We must cultivate Christ-like emotions. We must cultivate them in order that we might be like Him. We must be filled then with long-suffering. We must be filled with all meekness and all gentleness. But we must also have a holy anger against that which displeases God. We must learn what it is to be angry at our sins. We must not excuse them, but we must see sin for the offense that it is. Does your sin upset you? God knows the hearts of all of His children. And God calls us to resist sin in our hearts. Does gross evil upset you in your own life and as you see it around you? Does God-dishonoring doctrine and heresy stir your soul to displeasure? Does profaning of the worship of God stir your soul with displeasure? Not in a fanatic anger. But do you bring the appropriate and reasoned actions from God’s Word as you see sin acted out around you? Let us seek grace that the emotions of a godly anger may yet fill our breasts, an anger which springs from zeal for God and His truth and His glory and His worship.

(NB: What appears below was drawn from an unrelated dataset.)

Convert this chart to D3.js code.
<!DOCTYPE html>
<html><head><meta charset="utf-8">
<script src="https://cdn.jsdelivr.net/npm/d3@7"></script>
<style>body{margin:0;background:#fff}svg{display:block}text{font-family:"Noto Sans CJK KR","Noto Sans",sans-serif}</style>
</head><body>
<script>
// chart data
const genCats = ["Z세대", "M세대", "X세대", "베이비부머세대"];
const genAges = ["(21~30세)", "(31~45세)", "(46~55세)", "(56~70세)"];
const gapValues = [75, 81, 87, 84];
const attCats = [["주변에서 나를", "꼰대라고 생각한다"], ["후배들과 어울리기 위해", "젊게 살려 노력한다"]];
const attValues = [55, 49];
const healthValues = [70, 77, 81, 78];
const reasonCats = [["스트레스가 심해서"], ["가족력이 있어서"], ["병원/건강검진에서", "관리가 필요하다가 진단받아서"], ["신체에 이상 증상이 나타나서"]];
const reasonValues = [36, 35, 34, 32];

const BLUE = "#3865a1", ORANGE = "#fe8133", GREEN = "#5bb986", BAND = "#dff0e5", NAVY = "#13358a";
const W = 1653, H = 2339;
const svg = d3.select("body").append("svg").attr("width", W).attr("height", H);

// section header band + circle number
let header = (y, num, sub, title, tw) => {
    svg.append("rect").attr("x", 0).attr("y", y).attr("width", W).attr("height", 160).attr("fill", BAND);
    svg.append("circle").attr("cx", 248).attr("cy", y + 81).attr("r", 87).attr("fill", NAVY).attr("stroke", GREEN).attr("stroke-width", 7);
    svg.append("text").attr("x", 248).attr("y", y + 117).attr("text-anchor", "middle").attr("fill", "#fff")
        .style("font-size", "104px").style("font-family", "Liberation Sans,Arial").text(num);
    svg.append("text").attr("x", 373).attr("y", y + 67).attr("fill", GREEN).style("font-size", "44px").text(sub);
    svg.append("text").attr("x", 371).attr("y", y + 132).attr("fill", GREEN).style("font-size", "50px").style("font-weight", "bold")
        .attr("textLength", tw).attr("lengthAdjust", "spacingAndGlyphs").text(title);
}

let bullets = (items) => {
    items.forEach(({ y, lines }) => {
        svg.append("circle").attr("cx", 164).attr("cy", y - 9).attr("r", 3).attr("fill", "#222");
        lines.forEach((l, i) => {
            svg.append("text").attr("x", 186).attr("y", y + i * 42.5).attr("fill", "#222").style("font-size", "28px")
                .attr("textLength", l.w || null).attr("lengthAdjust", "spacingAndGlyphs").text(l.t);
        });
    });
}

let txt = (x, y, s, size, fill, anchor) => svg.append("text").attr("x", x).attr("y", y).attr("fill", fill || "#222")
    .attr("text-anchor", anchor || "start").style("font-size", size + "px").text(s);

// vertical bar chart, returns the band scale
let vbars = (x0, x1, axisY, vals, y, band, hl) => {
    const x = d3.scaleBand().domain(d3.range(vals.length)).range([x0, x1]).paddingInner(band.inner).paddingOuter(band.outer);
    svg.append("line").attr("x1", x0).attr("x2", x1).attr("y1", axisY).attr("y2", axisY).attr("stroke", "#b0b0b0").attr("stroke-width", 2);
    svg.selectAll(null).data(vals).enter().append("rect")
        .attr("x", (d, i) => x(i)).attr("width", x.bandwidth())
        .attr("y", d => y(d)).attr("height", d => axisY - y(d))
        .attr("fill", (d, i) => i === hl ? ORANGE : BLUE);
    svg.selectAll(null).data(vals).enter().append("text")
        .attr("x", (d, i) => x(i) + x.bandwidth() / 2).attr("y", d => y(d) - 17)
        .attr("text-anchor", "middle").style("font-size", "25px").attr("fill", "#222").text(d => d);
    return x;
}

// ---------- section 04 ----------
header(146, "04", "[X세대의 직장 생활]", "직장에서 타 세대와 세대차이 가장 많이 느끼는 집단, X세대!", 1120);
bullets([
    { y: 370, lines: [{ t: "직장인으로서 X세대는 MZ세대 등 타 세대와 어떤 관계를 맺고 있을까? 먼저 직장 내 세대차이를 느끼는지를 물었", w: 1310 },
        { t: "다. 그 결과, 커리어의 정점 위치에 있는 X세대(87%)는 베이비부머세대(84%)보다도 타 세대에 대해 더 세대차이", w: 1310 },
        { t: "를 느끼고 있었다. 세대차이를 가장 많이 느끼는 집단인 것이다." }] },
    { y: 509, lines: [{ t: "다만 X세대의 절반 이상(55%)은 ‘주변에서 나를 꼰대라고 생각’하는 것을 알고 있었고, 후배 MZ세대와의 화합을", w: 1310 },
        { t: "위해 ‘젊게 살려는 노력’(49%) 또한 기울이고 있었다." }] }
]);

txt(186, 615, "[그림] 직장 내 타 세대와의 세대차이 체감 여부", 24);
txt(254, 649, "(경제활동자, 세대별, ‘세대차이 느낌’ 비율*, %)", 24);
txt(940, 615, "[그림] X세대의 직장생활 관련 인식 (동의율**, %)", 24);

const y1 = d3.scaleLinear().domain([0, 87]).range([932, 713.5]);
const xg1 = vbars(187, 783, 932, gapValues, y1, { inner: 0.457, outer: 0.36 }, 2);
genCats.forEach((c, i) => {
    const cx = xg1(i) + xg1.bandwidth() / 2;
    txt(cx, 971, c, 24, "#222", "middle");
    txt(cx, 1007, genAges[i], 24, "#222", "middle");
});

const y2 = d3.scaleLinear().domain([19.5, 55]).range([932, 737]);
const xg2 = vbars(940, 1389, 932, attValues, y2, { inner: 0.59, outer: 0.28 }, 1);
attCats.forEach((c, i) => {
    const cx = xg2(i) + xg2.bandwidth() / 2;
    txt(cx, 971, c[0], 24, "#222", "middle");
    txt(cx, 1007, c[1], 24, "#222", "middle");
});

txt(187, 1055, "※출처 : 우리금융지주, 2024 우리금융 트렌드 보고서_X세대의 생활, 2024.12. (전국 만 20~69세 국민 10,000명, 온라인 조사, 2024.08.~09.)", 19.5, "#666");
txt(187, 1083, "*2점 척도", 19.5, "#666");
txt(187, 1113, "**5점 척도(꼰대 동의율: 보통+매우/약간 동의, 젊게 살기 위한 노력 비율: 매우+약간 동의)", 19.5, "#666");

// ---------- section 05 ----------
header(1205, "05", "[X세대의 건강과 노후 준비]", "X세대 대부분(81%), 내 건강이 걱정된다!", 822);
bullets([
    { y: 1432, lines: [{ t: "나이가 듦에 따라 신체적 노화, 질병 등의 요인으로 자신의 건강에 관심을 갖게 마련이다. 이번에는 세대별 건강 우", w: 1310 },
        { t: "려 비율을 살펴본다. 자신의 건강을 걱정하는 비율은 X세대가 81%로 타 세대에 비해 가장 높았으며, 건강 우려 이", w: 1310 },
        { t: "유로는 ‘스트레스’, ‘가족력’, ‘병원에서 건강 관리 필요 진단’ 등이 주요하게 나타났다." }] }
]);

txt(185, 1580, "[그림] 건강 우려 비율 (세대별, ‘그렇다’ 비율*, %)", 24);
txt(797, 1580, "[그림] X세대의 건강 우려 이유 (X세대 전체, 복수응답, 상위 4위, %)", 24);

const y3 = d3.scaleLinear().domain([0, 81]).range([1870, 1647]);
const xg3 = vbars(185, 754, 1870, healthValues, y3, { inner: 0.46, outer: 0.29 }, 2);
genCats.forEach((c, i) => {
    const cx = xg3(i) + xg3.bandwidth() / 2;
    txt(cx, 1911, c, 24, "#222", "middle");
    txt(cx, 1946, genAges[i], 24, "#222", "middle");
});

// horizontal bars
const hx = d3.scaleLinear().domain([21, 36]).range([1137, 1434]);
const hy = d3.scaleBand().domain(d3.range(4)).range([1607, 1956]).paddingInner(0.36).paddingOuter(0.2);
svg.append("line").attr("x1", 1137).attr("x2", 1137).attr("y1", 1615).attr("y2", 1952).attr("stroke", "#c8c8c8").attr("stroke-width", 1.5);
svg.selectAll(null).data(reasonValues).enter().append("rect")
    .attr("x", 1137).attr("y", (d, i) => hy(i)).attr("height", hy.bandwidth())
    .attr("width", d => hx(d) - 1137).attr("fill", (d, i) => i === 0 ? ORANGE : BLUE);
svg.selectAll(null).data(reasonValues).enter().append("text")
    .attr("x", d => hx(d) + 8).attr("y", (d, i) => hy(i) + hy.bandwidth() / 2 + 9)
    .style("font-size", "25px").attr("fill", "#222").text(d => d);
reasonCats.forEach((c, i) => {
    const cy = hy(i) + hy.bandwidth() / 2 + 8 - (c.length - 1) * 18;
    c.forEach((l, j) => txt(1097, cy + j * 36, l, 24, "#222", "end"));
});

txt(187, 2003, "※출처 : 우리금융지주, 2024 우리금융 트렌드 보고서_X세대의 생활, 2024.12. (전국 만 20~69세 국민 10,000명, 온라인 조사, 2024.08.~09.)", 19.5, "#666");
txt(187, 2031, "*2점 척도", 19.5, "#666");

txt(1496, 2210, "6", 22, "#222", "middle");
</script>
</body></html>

And when you feel anger arising in your heart which is sinful and fleshly and corrupt, lose not a moment to bring it to the cross that it may be slain in you.
Let us remember that our Savior is the holy Jesus, the Savior who has died for our sins and yet is filled with holy displeasure and anger against all pride and arrogancy.
Let us bring our sins to Him to confess, and let us ask that our hearts too might be filled with a holiness and a zeal for God, that we, too, might show displeasure against sin – sin in us and around us, being like unto Him.
Let us pray.
Father, we thank Thee for Thy Word. We pray that Thou wilt bless it unto our souls in this day, that we might be holy even as our Savior. In His name do we pray, Amen.